# Start of Material shown

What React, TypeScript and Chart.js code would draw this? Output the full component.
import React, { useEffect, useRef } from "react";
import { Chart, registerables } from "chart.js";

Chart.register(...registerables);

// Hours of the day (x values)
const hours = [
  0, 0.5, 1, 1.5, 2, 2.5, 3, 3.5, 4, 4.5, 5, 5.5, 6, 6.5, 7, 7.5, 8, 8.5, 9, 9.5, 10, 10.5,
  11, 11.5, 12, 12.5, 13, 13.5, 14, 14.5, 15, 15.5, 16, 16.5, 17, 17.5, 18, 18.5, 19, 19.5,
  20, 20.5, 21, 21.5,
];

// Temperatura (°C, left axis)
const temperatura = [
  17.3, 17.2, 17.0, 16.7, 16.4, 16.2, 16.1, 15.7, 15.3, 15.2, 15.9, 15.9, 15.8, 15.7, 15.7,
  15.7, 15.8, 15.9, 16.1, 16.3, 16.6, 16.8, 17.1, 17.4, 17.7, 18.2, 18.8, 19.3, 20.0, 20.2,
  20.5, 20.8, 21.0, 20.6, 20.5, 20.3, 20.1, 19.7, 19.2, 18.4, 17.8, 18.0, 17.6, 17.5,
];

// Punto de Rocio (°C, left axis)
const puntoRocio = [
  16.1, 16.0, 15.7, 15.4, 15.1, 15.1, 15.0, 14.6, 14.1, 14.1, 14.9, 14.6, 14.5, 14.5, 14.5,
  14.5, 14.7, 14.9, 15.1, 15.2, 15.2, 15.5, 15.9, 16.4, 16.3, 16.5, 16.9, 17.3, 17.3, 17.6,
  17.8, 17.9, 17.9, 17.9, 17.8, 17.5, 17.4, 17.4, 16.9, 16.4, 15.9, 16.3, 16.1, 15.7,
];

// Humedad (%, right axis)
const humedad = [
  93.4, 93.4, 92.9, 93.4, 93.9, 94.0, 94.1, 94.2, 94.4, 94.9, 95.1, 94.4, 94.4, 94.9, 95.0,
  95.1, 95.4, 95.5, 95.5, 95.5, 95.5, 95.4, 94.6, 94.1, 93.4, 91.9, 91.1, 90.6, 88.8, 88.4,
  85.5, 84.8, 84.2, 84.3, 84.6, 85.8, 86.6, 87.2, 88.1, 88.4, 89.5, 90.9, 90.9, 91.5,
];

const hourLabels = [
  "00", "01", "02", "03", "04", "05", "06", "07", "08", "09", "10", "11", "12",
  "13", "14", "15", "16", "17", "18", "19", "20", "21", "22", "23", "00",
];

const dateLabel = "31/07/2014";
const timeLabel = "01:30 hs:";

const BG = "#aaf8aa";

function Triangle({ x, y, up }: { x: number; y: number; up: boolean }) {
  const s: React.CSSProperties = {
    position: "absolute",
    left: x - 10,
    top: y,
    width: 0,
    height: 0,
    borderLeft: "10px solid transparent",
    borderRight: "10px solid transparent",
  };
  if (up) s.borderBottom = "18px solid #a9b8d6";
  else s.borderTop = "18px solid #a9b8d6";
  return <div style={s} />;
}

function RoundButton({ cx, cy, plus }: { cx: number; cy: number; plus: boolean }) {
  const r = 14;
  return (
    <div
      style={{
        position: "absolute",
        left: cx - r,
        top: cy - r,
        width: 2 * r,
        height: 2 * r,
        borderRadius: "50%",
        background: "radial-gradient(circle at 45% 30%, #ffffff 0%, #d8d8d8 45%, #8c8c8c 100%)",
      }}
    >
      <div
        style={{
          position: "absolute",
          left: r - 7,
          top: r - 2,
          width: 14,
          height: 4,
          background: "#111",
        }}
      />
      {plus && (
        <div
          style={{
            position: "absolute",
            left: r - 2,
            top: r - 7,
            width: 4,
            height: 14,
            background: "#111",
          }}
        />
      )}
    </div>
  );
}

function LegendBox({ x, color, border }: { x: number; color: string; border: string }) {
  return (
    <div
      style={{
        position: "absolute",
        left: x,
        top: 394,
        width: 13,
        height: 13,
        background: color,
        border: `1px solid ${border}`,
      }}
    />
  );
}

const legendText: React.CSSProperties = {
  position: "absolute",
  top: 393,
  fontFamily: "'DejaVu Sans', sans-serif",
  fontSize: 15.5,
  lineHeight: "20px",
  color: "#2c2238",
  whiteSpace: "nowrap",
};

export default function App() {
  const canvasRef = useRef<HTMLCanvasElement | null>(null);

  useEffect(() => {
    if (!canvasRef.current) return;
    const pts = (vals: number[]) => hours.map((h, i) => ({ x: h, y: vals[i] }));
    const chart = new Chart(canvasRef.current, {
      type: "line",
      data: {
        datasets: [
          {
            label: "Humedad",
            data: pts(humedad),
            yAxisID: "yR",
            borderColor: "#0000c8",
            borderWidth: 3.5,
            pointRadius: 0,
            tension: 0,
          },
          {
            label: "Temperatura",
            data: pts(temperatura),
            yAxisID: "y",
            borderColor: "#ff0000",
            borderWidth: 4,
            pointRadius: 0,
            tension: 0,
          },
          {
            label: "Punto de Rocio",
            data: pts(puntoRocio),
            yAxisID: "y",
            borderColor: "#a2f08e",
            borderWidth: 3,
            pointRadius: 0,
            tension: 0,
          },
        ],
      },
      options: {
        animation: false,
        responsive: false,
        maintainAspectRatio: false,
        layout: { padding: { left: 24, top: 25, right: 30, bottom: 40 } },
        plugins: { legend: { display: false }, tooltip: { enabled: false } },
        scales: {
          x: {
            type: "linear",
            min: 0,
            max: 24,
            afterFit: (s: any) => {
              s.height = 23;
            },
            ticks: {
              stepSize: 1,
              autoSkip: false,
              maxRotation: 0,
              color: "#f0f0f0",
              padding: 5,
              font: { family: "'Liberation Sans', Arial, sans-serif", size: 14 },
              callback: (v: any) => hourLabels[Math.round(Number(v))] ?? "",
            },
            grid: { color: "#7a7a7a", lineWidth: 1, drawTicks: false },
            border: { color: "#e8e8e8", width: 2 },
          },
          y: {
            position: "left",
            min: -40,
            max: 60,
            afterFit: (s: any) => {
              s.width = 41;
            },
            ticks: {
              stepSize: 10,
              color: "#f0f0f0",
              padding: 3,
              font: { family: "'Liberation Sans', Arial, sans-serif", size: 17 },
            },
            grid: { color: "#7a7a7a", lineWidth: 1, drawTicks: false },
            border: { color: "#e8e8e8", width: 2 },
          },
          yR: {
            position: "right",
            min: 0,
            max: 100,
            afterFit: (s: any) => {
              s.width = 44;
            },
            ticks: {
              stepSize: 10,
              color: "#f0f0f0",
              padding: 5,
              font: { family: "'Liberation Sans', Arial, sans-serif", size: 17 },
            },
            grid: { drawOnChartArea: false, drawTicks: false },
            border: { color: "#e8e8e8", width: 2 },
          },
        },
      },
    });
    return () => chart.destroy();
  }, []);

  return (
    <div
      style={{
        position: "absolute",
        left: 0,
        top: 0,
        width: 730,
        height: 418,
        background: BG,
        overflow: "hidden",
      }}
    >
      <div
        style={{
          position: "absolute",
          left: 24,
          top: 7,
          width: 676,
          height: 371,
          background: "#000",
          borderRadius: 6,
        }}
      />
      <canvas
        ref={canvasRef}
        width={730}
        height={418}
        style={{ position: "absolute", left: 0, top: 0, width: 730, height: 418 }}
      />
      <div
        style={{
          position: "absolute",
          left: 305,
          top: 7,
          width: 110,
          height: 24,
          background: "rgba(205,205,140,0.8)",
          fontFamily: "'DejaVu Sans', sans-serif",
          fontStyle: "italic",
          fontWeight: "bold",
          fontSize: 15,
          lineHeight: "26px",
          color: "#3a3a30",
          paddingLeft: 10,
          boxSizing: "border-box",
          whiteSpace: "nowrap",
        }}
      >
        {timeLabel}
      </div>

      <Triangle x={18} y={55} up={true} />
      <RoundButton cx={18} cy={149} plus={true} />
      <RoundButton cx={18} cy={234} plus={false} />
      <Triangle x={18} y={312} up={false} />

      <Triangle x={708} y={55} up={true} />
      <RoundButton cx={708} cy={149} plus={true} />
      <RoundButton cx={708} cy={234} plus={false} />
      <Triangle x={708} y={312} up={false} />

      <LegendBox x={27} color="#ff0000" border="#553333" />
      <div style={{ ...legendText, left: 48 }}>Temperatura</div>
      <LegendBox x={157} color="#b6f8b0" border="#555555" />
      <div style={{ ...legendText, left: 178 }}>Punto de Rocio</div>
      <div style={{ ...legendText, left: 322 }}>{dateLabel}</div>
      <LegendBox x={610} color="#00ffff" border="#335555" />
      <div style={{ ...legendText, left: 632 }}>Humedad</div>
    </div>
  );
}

# End of Material shown
# Start of Material shown

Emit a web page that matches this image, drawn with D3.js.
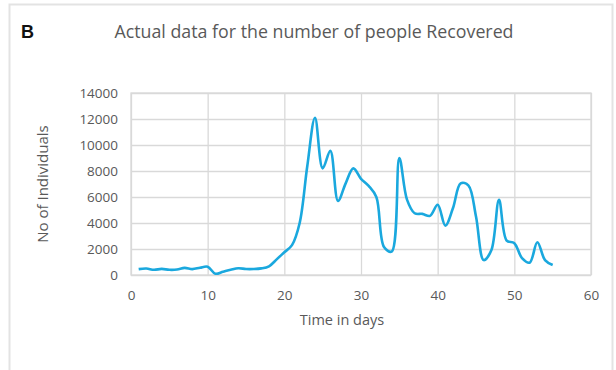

# End of Material shown
# Start of Material shown

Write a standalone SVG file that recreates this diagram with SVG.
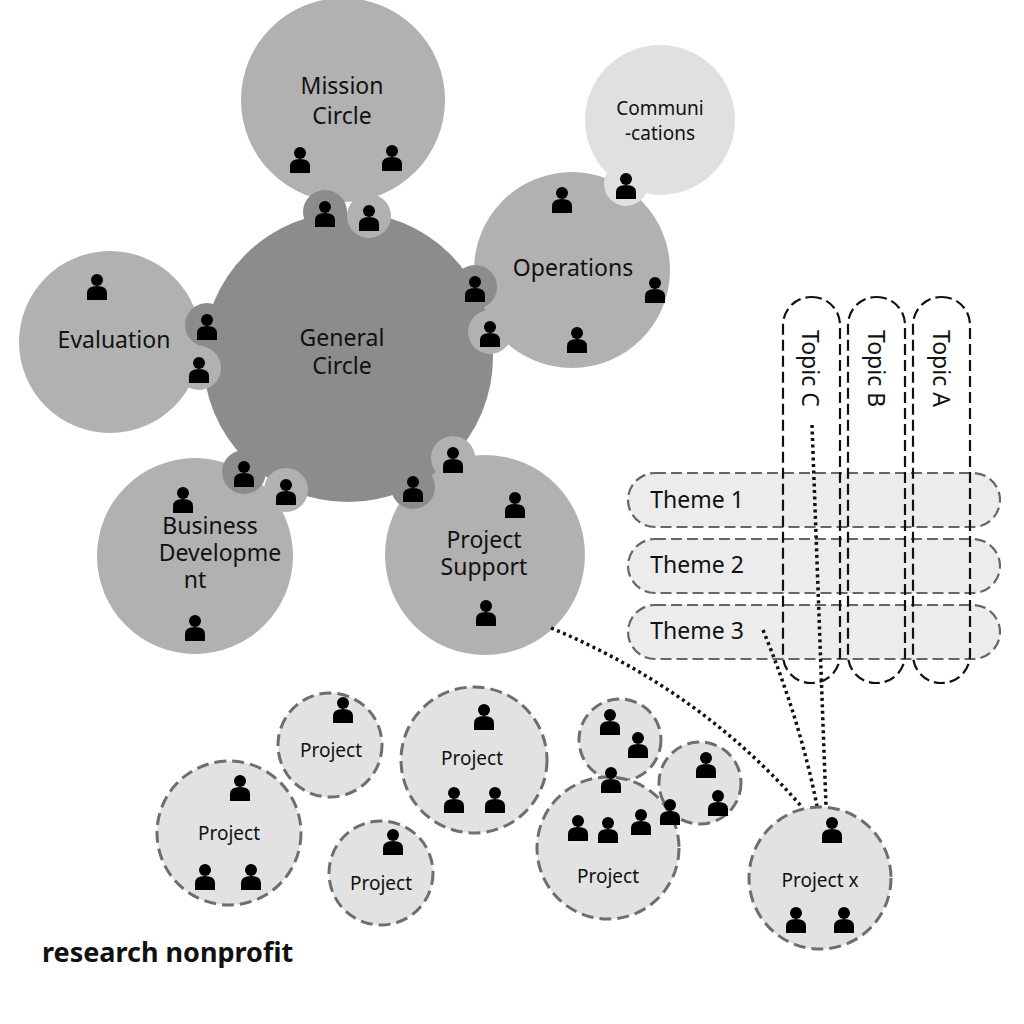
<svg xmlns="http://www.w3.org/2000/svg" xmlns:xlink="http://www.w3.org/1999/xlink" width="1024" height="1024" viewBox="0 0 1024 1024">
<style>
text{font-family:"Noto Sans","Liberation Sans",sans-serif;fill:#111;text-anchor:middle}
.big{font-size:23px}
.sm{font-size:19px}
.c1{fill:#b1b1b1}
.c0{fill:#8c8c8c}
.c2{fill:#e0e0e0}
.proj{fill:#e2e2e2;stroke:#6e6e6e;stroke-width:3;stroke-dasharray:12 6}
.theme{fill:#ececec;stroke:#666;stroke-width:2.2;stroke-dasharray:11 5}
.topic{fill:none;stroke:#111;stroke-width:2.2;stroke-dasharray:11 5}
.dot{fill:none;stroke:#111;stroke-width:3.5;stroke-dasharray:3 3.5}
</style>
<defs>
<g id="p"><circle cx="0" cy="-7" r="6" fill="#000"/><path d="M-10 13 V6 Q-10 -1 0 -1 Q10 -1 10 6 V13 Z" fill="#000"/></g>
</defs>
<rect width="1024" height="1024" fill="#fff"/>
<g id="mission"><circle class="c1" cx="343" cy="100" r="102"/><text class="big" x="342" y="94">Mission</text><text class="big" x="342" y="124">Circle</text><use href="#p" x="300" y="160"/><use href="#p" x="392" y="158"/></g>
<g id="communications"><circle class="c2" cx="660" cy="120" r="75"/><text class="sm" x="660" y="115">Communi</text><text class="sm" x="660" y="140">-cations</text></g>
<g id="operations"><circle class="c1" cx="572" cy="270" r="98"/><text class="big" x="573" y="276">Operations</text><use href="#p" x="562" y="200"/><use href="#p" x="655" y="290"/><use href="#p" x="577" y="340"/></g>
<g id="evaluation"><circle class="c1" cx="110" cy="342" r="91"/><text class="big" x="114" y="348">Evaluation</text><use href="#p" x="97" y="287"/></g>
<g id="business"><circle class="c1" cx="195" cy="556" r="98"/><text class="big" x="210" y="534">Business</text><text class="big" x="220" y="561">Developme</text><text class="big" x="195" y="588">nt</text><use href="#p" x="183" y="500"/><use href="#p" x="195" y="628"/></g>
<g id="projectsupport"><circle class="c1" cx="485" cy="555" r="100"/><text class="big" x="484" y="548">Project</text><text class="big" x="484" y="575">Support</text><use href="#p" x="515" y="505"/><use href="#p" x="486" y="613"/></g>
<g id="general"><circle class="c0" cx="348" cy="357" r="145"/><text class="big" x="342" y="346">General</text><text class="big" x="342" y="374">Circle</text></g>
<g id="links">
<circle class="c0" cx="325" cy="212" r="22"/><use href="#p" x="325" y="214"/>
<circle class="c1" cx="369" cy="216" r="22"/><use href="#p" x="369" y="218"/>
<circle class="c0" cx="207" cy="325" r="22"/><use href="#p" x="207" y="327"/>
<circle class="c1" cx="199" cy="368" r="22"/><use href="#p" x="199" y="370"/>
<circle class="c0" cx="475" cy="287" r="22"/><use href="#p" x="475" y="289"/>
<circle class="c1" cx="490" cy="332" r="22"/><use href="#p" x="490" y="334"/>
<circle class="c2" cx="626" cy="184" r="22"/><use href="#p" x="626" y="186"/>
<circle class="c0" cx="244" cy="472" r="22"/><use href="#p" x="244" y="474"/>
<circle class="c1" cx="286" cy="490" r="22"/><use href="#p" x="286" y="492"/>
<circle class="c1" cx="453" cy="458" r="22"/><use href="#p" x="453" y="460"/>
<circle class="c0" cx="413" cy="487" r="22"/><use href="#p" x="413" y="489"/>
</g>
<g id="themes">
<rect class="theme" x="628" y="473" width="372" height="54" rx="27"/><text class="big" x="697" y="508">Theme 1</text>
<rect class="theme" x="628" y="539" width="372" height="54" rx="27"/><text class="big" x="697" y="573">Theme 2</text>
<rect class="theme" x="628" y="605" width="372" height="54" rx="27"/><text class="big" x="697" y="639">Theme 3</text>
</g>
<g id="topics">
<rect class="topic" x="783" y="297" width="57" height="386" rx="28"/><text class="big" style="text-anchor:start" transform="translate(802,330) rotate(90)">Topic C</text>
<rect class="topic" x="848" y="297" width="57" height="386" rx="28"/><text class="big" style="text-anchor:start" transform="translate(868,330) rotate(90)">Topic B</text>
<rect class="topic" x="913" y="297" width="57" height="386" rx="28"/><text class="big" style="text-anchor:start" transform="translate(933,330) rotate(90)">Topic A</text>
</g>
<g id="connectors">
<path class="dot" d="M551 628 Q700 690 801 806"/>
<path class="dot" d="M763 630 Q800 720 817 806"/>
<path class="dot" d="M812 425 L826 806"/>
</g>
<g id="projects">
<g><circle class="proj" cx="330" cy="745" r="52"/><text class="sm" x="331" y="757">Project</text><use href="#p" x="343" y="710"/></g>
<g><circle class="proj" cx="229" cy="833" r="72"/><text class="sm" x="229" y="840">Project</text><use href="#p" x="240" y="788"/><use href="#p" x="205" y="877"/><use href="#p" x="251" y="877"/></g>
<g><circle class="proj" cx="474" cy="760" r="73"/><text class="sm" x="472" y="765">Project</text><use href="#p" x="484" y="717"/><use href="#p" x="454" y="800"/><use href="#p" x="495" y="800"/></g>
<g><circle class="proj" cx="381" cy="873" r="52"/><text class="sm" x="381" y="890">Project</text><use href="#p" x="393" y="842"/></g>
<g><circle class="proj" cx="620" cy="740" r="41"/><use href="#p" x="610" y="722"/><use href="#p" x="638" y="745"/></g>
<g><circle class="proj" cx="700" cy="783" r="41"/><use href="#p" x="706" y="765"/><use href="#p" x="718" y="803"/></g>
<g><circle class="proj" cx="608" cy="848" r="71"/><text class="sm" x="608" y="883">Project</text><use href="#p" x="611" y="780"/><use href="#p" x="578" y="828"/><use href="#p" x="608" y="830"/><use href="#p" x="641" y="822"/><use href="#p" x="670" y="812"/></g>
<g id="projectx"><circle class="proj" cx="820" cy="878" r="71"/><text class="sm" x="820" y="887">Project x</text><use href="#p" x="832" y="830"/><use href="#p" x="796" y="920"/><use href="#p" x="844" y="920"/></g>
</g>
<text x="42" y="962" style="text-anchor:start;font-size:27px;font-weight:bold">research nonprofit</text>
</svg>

# End of Material shown

**Goal**:
The lines above from the one containing "What React, TypeScript" through the one containing "Chart.register(...registerables);" are to be set down exactly, and no others.

**Output for this exercise**:
What React, TypeScript and Chart.js code would draw this? Output the full component.
import React, { useEffect, useRef } from "react";
import { Chart, registerables } from "chart.js";

Chart.register(...registerables);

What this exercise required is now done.